Hong Leong Investment Bank (HLIB) Research said it continues to like Evergreen for its integrated business segments, diversified production bases across Malaysia, Thailand and Indonesia and broadening export markets.
“With more than 50% of revenue denominated in the United States dollar, while cost is mainly in local currencies, Evergreen offers a good proxy for export play,” the research house said in its latest report.
HLIB Research also maintained a “buy” call on the stock with an unchanged target price of RM0.94.
It pointed out that the strong rebound in the group’s earnings in the fourth quarter of financial year 2021 and associated run up in the share price, up 47.1% year-to-date, have reignited investors’ interest on the stock.
On the local front, Evergreen enjoyed a home base advantage as it supplies the bulk of its medium-density fibreboards (MDF) and particle board (PB) to the furniture producers in Muar, Johor.
“The proximity of its factories to the Muar furniture producers, coupled with rising transport cost associated with elevated crude oil prices enhance its competitiveness against Thailand producers, the main suppliers to Muar previously,” added the research house.
Furthermore, local demand for its MDF and PB remain strong as local furniture producers scale up production to catch up on backlog orders from the production halt previously as well as the continued healthy inflow of furniture orders especially from the United States market.
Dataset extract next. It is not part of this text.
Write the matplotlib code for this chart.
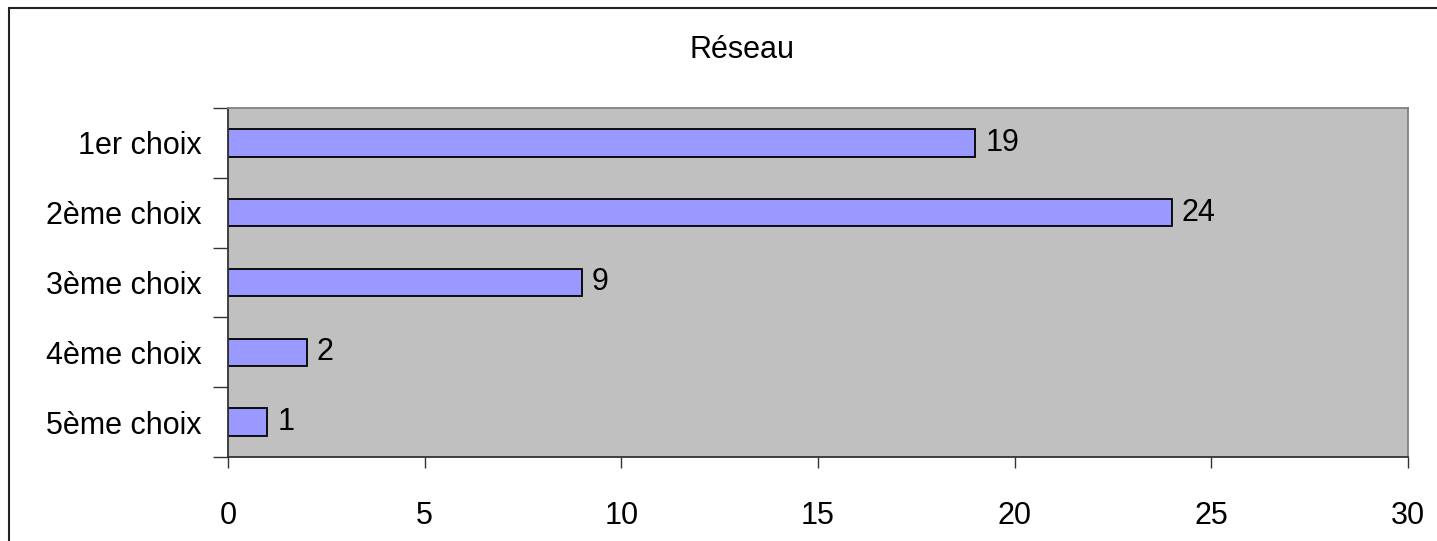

HLIB Research said, “The combination of a natural barrier to import boards as a result of high logistic cost and the continued robust demand from local furniture makers will continue to provide support for its rising average selling price.”
Moving forward, the research house believed that demand for Evergreen’s products such as MDF, PB and ready-to-assemble (RTA) will remain well supported.
“Its MDF and PB will continue to enjoy the strong demand from local furniture makers due to the trade diversion from China to the South-East Asia region amid the US-China trade friction.
“Likewise, this will also benefit its RTA segment,” it said.
The rising trend in buying furniture online has led to the rise in popularity for light-weight or RTA furniture that are easier and cheaper to deliver.
HLIB Research also noted that the key challenge the group faces lies in the tight log supply exacerbated by the prolonged monsoon season and flood.